You can see that no interest rate divides these into pure sets. So the best that can be done is to find the interest rate that divides them so that the proportions of defaulters are most different on each side of the line.[9]
This dividing line at the 6% interest rate best divides those who defaulted from those who repaid their loan. Most people who borrowed at 6% or greater repaid the loan, while those who took out loans at a lower rate were more likely to default. This might seem counter-intuitive until you learn that the lower-interest rate loans had adjustable rates that increased after a few years, causing the monthly payments to increase substantially. More prudent borrowers were willing to pay higher interest rates that were fixed rather than adjustable to avoid radical increases in their monthly payments.

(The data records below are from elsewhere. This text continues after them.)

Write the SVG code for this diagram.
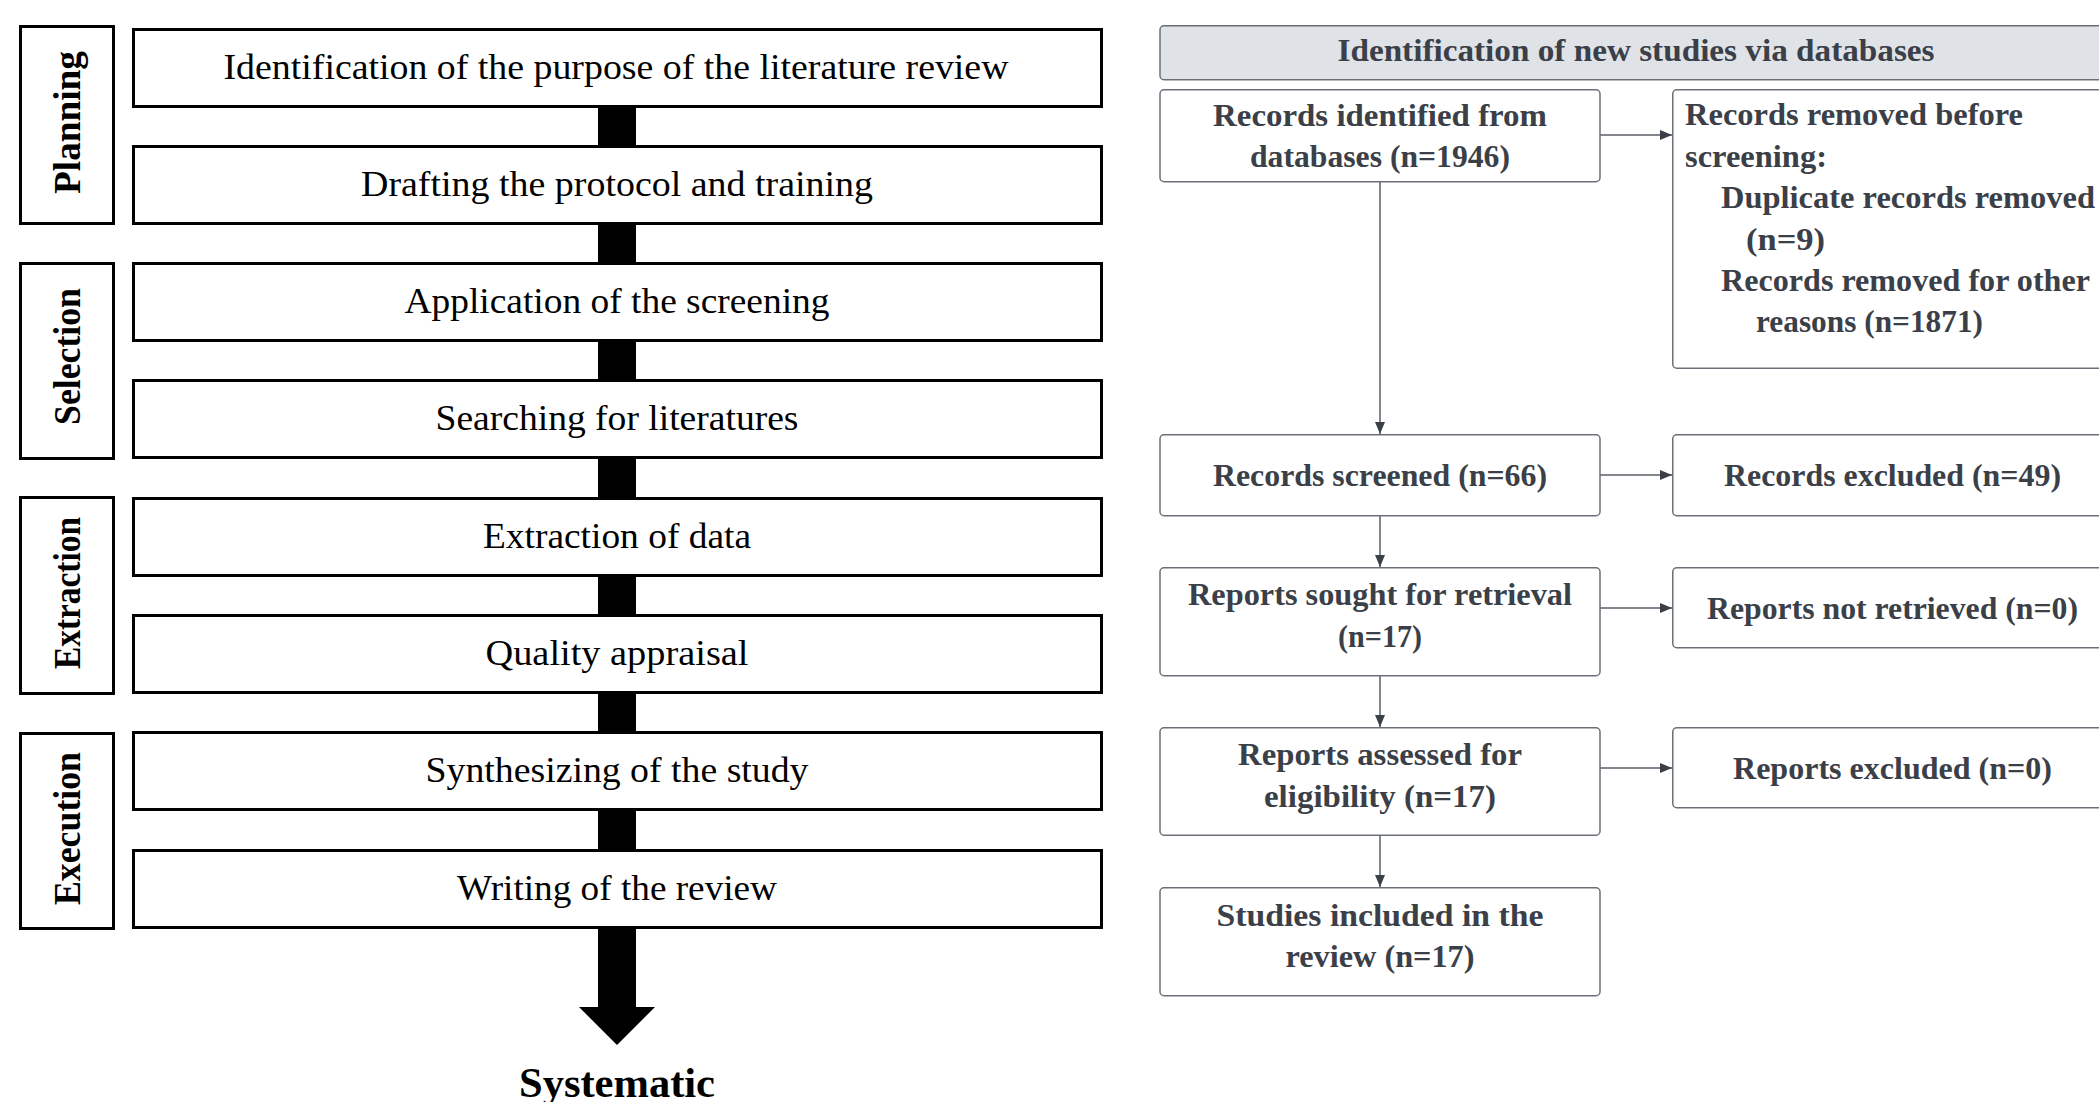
<svg xmlns="http://www.w3.org/2000/svg" width="2099" height="1102" viewBox="0 0 2099 1102">
<style>
.step{fill:#fff;stroke:#000;stroke-width:3}
.side{fill:#fff;stroke:#000;stroke-width:3}
.st{font-family:"Liberation Serif",serif;font-size:36px;fill:#000;text-anchor:middle}
.sl{font-family:"Liberation Serif",serif;font-size:37px;font-weight:bold;fill:#000;text-anchor:middle}
.bar{fill:#000}
.pb{fill:#fff;stroke:#6b7078;stroke-width:1.5}
.ph{fill:#dfe2e7;stroke:#6b7078;stroke-width:1.5}
.pt{font-family:"Liberation Serif",serif;font-size:32px;font-weight:bold;fill:#3b4048;text-anchor:middle}
.pl{font-family:"Liberation Serif",serif;font-size:32px;font-weight:bold;fill:#3b4048}
.cn{stroke:#5a5f66;stroke-width:1.5;fill:none;marker-end:url(#ah)}
</style>
<defs>
<marker id="ah" markerWidth="12" markerHeight="10" refX="12" refY="5" orient="auto" markerUnits="userSpaceOnUse">
<path d="M0,0 L12,5 L0,10 z" fill="#3b4048"/>
</marker>
</defs>
<rect width="2099" height="1102" fill="#fff"/>

<!-- Left: process connectors -->
<g id="process-connectors">
<rect class="bar" x="598" y="107" width="38" height="39"/>
<rect class="bar" x="598" y="224" width="38" height="39"/>
<rect class="bar" x="598" y="341" width="38" height="39"/>
<rect class="bar" x="598" y="458" width="38" height="40"/>
<rect class="bar" x="598" y="576" width="38" height="39"/>
<rect class="bar" x="598" y="693" width="38" height="39"/>
<rect class="bar" x="598" y="810" width="38" height="40"/>
<rect class="bar" x="598" y="928" width="38" height="80"/>
<polygon class="bar" points="579,1007 655,1007 617,1045"/>
</g>

<!-- Left: phase labels -->
<g id="phase-planning"><rect class="side" x="20.5" y="26.5" width="93" height="197"/><text class="sl" transform="translate(80,122.5) rotate(-90)" textLength="143" lengthAdjust="spacingAndGlyphs">Planning</text></g>
<g id="phase-selection"><rect class="side" x="20.5" y="263.5" width="93" height="195"/><text class="sl" transform="translate(80,356.5) rotate(-90)" textLength="137" lengthAdjust="spacingAndGlyphs">Selection</text></g>
<g id="phase-extraction"><rect class="side" x="20.5" y="497.5" width="93" height="196"/><text class="sl" transform="translate(80,593) rotate(-90)" textLength="152" lengthAdjust="spacingAndGlyphs">Extraction</text></g>
<g id="phase-execution"><rect class="side" x="20.5" y="733.5" width="93" height="195"/><text class="sl" transform="translate(80,828.5) rotate(-90)" textLength="153" lengthAdjust="spacingAndGlyphs">Execution</text></g>

<!-- Left: steps -->
<g id="step-1"><rect class="step" x="133.5" y="29.5" width="968" height="77"/><text class="st" x="616" y="79" textLength="785" lengthAdjust="spacingAndGlyphs">Identification of the purpose of the literature review</text></g>
<g id="step-2"><rect class="step" x="133.5" y="146.5" width="968" height="77"/><text class="st" x="617" y="196" textLength="512" lengthAdjust="spacingAndGlyphs">Drafting the protocol and training</text></g>
<g id="step-3"><rect class="step" x="133.5" y="263.5" width="968" height="77"/><text class="st" x="617" y="313" textLength="425" lengthAdjust="spacingAndGlyphs">Application of the screening</text></g>
<g id="step-4"><rect class="step" x="133.5" y="380.5" width="968" height="77"/><text class="st" x="617" y="430" textLength="363" lengthAdjust="spacingAndGlyphs">Searching for literatures</text></g>
<g id="step-5"><rect class="step" x="133.5" y="498.5" width="968" height="77"/><text class="st" x="617" y="548" textLength="268" lengthAdjust="spacingAndGlyphs">Extraction of data</text></g>
<g id="step-6"><rect class="step" x="133.5" y="615.5" width="968" height="77"/><text class="st" x="617" y="665" textLength="263" lengthAdjust="spacingAndGlyphs">Quality appraisal</text></g>
<g id="step-7"><rect class="step" x="133.5" y="732.5" width="968" height="77"/><text class="st" x="617" y="782" textLength="383" lengthAdjust="spacingAndGlyphs">Synthesizing of the study</text></g>
<g id="step-8"><rect class="step" x="133.5" y="850.5" width="968" height="77"/><text class="st" x="617" y="900" textLength="320" lengthAdjust="spacingAndGlyphs">Writing of the review</text></g>

<g id="result"><text x="617" y="1097" font-family="Liberation Serif, serif" font-size="42" font-weight="bold" text-anchor="middle" textLength="196" lengthAdjust="spacingAndGlyphs">Systematic</text></g>

<!-- Right: PRISMA -->
<g id="prisma-connectors">
<line class="cn" x1="1380" y1="182" x2="1380" y2="434"/>
<line class="cn" x1="1380" y1="516" x2="1380" y2="567"/>
<line class="cn" x1="1380" y1="676" x2="1380" y2="727"/>
<line class="cn" x1="1380" y1="835.5" x2="1380" y2="887"/>
<line class="cn" x1="1600" y1="135" x2="1672" y2="135"/>
<line class="cn" x1="1600" y1="475" x2="1672" y2="475"/>
<line class="cn" x1="1600" y1="608" x2="1672" y2="608"/>
<line class="cn" x1="1600" y1="768" x2="1672" y2="768"/>
</g>

<g id="header"><rect class="ph" x="1160" y="25.75" width="952" height="54" rx="4"/><text class="pt" x="1636" y="60.5" textLength="597" lengthAdjust="spacingAndGlyphs">Identification of new studies via databases</text></g>

<g id="records-identified"><rect class="pb" x="1160" y="89.75" width="440" height="92" rx="4"/>
<text class="pt" x="1380" y="126" textLength="334" lengthAdjust="spacingAndGlyphs">Records identified from</text>
<text class="pt" x="1380" y="167" textLength="260" lengthAdjust="spacingAndGlyphs">databases (n=1946)</text></g>

<g id="records-removed"><rect class="pb" x="1672.75" y="89.75" width="440" height="278.5" rx="4"/>
<text class="pl" x="1685" y="125" textLength="338" lengthAdjust="spacingAndGlyphs">Records removed before</text>
<text class="pl" x="1685" y="166.5" textLength="142" lengthAdjust="spacingAndGlyphs">screening:</text>
<text class="pl" x="1721" y="208" textLength="374" lengthAdjust="spacingAndGlyphs">Duplicate records removed</text>
<text class="pl" x="1746" y="249.5" textLength="79" lengthAdjust="spacingAndGlyphs">(n=9)</text>
<text class="pl" x="1721" y="291" textLength="369" lengthAdjust="spacingAndGlyphs">Records removed for other</text>
<text class="pl" x="1756" y="332" textLength="227" lengthAdjust="spacingAndGlyphs">reasons (n=1871)</text></g>

<g id="records-screened"><rect class="pb" x="1160" y="434.75" width="440" height="81" rx="4"/>
<text class="pt" x="1380" y="486" textLength="334" lengthAdjust="spacingAndGlyphs">Records screened (n=66)</text></g>

<g id="records-excluded"><rect class="pb" x="1672.75" y="434.75" width="440" height="81" rx="4"/>
<text class="pt" x="1892.5" y="486" textLength="337" lengthAdjust="spacingAndGlyphs">Records excluded (n=49)</text></g>

<g id="reports-sought"><rect class="pb" x="1160" y="567.75" width="440" height="108" rx="4"/>
<text class="pt" x="1380" y="605" textLength="384" lengthAdjust="spacingAndGlyphs">Reports sought for retrieval</text>
<text class="pt" x="1380" y="647" textLength="84" lengthAdjust="spacingAndGlyphs">(n=17)</text></g>

<g id="reports-not-retrieved"><rect class="pb" x="1672.75" y="567.75" width="440" height="80" rx="4"/>
<text class="pt" x="1892.5" y="619" textLength="371" lengthAdjust="spacingAndGlyphs">Reports not retrieved (n=0)</text></g>

<g id="reports-assessed"><rect class="pb" x="1160" y="727.75" width="440" height="107.5" rx="4"/>
<text class="pt" x="1380" y="765" textLength="284" lengthAdjust="spacingAndGlyphs">Reports assessed for</text>
<text class="pt" x="1380" y="807" textLength="232" lengthAdjust="spacingAndGlyphs">eligibility (n=17)</text></g>

<g id="reports-excluded"><rect class="pb" x="1672.75" y="727.75" width="440" height="80" rx="4"/>
<text class="pt" x="1892.5" y="779" textLength="319" lengthAdjust="spacingAndGlyphs">Reports excluded (n=0)</text></g>

<g id="studies-included"><rect class="pb" x="1160" y="887.75" width="440" height="108" rx="4"/>
<text class="pt" x="1380" y="926" textLength="327" lengthAdjust="spacingAndGlyphs">Studies included in the</text>
<text class="pt" x="1380" y="967" textLength="189" lengthAdjust="spacingAndGlyphs">review (n=17)</text></g>
</svg>
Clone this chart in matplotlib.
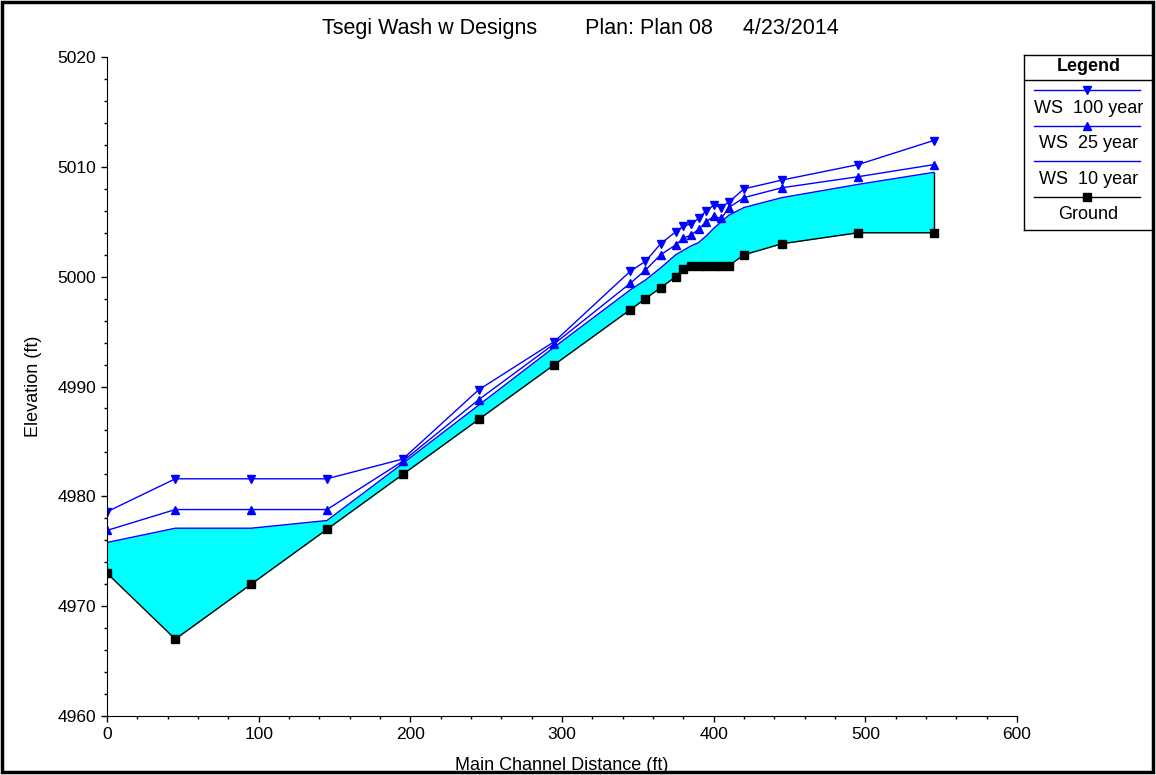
import matplotlib.pyplot as plt
from matplotlib.patches import Rectangle
from matplotlib.ticker import MultipleLocator

plt.rcParams['font.family'] = ['Liberation Sans', 'DejaVu Sans']

# main channel stations (ft)
dist = [0, 45, 95, 145, 195, 245, 295, 345, 355, 365, 375, 380, 385, 390,
        395, 400, 405, 410, 420, 445, 495, 545]
ground = [4973, 4967, 4972, 4977, 4982, 4987, 4992, 4997, 4998, 4999, 5000,
          5000.7, 5001, 5001, 5001, 5001, 5001, 5001, 5002, 5003, 5004, 5004]
ws100 = [4978.6, 4981.6, 4981.6, 4981.6, 4983.4, 4989.7, 4994.1, 5000.5,
         5001.4, 5003.0, 5004.1, 5004.6, 5004.8, 5005.3, 5006.0, 5006.5,
         5006.3, 5006.8, 5008.0, 5008.8, 5010.2, 5012.4]
ws25 = [4976.9, 4978.8, 4978.8, 4978.8, 4983.2, 4988.8, 4993.9, 4999.4,
        5000.6, 5002.0, 5002.9, 5003.5, 5003.8, 5004.3, 5005.0, 5005.5,
        5005.3, 5006.3, 5007.2, 5008.1, 5009.1, 5010.2]
ws10 = [4975.8, 4977.1, 4977.1, 4977.8, 4983.0, 4988.3, 4993.6, 4998.8,
        4999.7, 5000.8, 5002.0, 5002.4, 5002.8, 5003.1, 5003.7, 5004.4,
        5005.0, 5005.6, 5006.3, 5007.2, 5008.4, 5009.5]

legend_names = ['WS  100 year', 'WS  25 year', 'WS  10 year', 'Ground']

fig = plt.figure(figsize=(11.56, 7.75), dpi=100)
ax = fig.add_axes([0.0926, 0.0761, 0.7872, 0.8503])

ax.fill_between(dist, ground, ws10, color=(0, 1, 1), linewidth=0)
ax.vlines(dist[-1], ground[-1], ws10[-1], color='black', linewidth=1)
ax.plot(dist, ws10, color=(0, 0, 1), linewidth=1)
ax.plot(dist, ws25, color=(0, 0, 1), linewidth=1, marker='^', markersize=6)
ax.plot(dist, ws100, color=(0, 0, 1), linewidth=1, marker='v', markersize=6)
ax.plot(dist, ground, color='black', linewidth=1, marker='s', markersize=6)

ax.set_xlim(0, 600)
ax.set_ylim(4960, 5020)
ax.xaxis.set_major_locator(MultipleLocator(100))
ax.xaxis.set_minor_locator(MultipleLocator(20))
ax.yaxis.set_major_locator(MultipleLocator(10))
ax.yaxis.set_minor_locator(MultipleLocator(2))
ax.tick_params(which='major', direction='out', length=4, width=1, labelsize=12.5)
ax.tick_params(which='minor', direction='out', length=2.5, width=1)
ax.tick_params(axis='x', pad=4)
ax.tick_params(axis='y', pad=4)
ax.spines['top'].set_visible(False)
ax.spines['right'].set_visible(False)
ax.set_xlabel('Main Channel Distance (ft)', fontsize=13, labelpad=11)
ax.set_ylabel('Elevation (ft)', fontsize=13, labelpad=11)

fig.text(0.502, 0.963, 'Tsegi Wash w Designs        Plan: Plan 08     4/23/2014',
         ha='center', va='center', fontsize=15.5)

# hand-made legend box
lg = fig.add_axes([0.8858, 0.703, 0.1116, 0.226])
lg.set_xlim(0, 1)
lg.set_ylim(175, 0)
lg.set_xticks([])
lg.set_yticks([])
for s in lg.spines.values():
    s.set_linewidth(1)
lg.text(0.5, 11, 'Legend', ha='center', va='center', fontsize=13, fontweight='bold')
lg.axhline(25, color='black', linewidth=1)
styles = [('v', (0, 0, 1)), ('^', (0, 0, 1)), (None, (0, 0, 1)), ('s', 'black')]
for i, (name, (mk, col)) in enumerate(zip(legend_names, styles)):
    yl = 35 + i * 35.5
    lg.plot([0.08, 0.9], [yl, yl], color=col, linewidth=1)
    if mk:
        lg.plot([0.49], [yl], marker=mk, color=col, markersize=6)
    lg.text(0.5, yl + 18, name, ha='center', va='center', fontsize=13)

fig.add_artist(Rectangle((0.002, 0.004), 0.995, 0.993, transform=fig.transFigure,
                         fill=False, edgecolor='black', linewidth=2.5))

fig.savefig('out.png', dpi=100)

This calculation is carried out for each of the attributes in the historical data set to identify the one that best divides the applicants into the repaid and defaulted categories. The attributes and the value that defines the decision rule can then be ordered to create a decision tree similar to the rule-based one we saw in “Implementing Categories Defined by Properties”. In our hypothetical case, it turns out that the best order in which to test the properties is Income, Monthly Payment, and Interest Rate, as shown in Figure: Probabilistic Decision Tree. The end result is still a set of rules, but behind each decision in the tree are probabilities based on historical data that can more accurately predict whether an applicant will repay or default. Thus, instead of the arbitrary cutoffs at $100,000 in income and 25% for monthly payment, the bank can offer loans to people with lower incomes and remain profitable doing so, because it knows from historical data that $82,000 and 27% are the optimal decision points. Using the interest rate in their decision process is an additional test to ensure that people can afford to make loan payments even if interest rates go up.[10]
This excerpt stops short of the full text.